Oleh Hardisoesilo
Jakarta, (Antarariau.com) - Pemerintahan Joko Widodo-Jusuf Kalla tengah berupaya keras mewujudkan ambisi besar berswasembada pangan, khususnya beras, jagung, dan kedelai, paling lambat dalam kurun waktu tiga tahun pertama masa pemerintahannya.
Memang menjadi sebuah ironi bahwa Indonesia sebagai negara agraris dan mempunyai kekayaan akan hasil alam yang melimpah. Namun, ternyata bangsa ini tidak mampu memenuhi kebutuhan pangan rakyatnya sehingga pemerintah masih harus mengimpor dari negara lain.
Oleh karena itu, dalam tiga tahun ke depan semua perhatian dan sumber daya yang ada akan terfokus untuk meningkatkan produktivitas tanaman pangan. Dana puluhan triliun rupiah pun dikucurkan pemerintah untuk membangun 24 waduk di 12 provinsi, mencetak ribuan hektare lahan persawahan baru, serta memperbaiki saluran-saluran irigasi yang pada saat ini sebanyak 52 persen saluran irigasi rusak parah.
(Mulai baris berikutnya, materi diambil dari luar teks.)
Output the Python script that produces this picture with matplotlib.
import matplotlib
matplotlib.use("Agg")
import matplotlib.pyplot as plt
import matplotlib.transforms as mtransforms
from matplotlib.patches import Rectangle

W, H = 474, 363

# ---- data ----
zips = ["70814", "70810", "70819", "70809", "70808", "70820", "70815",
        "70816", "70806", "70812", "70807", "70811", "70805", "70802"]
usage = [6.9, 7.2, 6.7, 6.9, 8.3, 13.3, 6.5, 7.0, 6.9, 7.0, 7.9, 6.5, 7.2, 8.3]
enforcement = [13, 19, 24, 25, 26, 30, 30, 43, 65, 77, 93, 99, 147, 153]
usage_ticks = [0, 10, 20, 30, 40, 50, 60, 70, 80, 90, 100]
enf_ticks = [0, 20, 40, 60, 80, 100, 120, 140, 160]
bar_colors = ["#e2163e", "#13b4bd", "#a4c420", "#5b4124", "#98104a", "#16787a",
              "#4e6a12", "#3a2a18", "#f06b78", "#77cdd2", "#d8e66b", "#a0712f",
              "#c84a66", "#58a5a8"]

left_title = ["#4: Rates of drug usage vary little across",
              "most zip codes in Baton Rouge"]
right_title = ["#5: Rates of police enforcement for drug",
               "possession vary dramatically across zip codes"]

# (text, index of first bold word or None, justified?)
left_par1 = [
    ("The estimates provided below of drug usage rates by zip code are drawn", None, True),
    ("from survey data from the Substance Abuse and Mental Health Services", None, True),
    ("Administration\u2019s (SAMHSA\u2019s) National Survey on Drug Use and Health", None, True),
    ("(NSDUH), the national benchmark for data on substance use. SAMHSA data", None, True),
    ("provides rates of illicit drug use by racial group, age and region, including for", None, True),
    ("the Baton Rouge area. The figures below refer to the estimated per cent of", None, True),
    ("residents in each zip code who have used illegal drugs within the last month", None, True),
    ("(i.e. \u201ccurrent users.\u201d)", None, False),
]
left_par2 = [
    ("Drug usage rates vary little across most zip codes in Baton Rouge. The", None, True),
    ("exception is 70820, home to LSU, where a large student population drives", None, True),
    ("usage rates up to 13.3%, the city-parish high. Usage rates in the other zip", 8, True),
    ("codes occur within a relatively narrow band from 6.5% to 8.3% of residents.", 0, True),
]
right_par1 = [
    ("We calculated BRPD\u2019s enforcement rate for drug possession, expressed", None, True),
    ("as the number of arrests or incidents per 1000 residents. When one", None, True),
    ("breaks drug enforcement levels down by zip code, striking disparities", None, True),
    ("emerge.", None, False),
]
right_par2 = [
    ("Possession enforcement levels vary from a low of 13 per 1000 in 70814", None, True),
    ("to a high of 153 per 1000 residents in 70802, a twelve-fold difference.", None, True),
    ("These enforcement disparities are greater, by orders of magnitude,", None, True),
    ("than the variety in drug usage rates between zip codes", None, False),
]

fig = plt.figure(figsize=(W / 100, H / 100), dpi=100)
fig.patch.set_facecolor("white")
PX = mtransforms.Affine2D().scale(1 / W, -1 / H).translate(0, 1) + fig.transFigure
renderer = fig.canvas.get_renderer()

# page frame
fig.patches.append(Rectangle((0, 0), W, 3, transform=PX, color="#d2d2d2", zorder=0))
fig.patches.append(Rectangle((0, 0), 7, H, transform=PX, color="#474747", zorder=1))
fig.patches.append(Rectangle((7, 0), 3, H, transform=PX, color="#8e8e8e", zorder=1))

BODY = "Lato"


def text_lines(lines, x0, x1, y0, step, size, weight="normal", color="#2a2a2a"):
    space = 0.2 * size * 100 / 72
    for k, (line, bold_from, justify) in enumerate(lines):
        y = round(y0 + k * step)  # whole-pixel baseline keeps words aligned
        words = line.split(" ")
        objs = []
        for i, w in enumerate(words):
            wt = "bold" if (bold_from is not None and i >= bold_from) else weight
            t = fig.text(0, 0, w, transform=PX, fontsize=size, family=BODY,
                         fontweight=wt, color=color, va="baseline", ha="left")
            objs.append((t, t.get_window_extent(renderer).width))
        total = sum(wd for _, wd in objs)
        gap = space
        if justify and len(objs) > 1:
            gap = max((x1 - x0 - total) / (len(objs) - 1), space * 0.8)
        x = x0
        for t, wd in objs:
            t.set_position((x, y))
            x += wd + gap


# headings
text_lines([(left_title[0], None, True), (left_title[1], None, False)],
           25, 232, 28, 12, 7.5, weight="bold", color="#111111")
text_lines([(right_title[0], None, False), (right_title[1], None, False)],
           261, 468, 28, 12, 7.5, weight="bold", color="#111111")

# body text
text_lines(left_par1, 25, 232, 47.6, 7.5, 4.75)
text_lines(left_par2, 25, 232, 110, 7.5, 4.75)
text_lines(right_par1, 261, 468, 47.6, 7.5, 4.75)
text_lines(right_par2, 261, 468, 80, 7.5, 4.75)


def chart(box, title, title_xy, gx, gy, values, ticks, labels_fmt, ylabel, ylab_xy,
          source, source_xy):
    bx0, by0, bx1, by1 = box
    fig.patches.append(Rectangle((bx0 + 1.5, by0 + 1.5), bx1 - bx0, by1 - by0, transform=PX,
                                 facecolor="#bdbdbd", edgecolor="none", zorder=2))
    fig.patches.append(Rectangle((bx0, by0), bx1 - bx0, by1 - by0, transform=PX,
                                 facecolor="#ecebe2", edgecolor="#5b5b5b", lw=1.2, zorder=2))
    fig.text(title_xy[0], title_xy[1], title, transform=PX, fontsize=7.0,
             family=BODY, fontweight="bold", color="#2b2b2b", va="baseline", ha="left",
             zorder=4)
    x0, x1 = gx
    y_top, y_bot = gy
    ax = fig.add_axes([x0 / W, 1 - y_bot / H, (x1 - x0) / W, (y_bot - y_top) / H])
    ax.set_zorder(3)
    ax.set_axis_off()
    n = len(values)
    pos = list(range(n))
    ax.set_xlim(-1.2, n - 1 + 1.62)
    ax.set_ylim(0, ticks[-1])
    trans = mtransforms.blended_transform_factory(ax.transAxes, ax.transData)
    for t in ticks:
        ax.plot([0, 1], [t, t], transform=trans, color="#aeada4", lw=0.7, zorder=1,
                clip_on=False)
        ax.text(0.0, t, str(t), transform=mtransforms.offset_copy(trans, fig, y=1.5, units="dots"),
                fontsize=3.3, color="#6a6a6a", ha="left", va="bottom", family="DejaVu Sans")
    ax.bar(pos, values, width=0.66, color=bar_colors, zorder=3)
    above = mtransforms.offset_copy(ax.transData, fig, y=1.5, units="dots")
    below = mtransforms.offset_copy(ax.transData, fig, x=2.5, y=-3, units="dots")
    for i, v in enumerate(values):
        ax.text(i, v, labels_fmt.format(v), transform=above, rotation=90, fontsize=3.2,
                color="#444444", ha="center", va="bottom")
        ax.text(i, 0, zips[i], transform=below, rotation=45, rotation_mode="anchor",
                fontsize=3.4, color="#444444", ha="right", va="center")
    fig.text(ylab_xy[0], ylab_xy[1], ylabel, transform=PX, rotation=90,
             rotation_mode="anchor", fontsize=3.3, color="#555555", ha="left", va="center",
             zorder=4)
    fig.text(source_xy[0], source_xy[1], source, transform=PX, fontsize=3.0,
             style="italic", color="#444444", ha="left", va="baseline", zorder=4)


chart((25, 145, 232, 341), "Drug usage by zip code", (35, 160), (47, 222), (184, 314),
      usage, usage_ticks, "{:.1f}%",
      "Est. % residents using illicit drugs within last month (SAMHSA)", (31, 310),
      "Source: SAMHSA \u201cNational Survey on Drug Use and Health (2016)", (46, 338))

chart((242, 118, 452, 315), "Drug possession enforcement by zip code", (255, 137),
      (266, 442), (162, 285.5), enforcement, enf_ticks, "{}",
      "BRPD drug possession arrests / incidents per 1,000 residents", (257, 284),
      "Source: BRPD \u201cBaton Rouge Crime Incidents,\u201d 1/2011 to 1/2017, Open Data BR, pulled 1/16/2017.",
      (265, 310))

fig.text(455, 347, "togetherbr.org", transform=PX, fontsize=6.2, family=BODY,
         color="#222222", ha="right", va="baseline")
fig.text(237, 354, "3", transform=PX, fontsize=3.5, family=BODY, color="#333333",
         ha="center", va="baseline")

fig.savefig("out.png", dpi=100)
Sepintas tidak ada yang salah dengan langkah-langkah pemerintah untuk membangun kembali kemandirian pangan bangsa demi memenuhi kebutuhan pokok rakyatnya. Namun, jika ditelusuri lebih jauh, pengembangan sejumlah komoditas lain yang tidak kalah strategis dengan beras menjadi terabaikan.
Salah satu komoditas strategis yang seolah dilupakan itu adalah kelapa (Cocos nucifera L.). Padahal, tanaman kelapa ini merupakan komoditas sosial kedua setelah padi. Hal ini didukung sejumlah alasan, yaitu sebagian besar pengusahaan kelapa dilakukan oleh rakyat. Lebih dari 98 persen perkebunan kelapa merupakan perkebunan rakyat.
Lantaran memiliki daya adaptasi yang luas, tanaman kelapa ini juga bisa menyebar di seluruh daerah di wilayah Indonesia dan telah menjadi salah satu sumber pendapatan masyarakat sejak lama. Hal ini karena ada banyak kegunaan kelapa dengan beragam produk turunannya sebagai bahan dasar untuk menghasilkan makanan, minuman, perawatan tubuh, kesehatan, kerajinan, peralatan rumah tangga, dll. Kelapa dapat diolah menjadi 1.600 produk akhir, mulai dari pemanfaatan akar, batang, daun, hingga buahnya, dapat diolah menjadi produk-produk turunan bernilai guna tinggi.
Alasan lain kelapa adalah komoditas sosial strategis kedua setelah padi adalah secara kultural kelapa ini juga merupakan simbol tunas generasi muda yang menjadi harapan bangsa sekaligus sebagai simbol kerukunan dalam rumah tangga.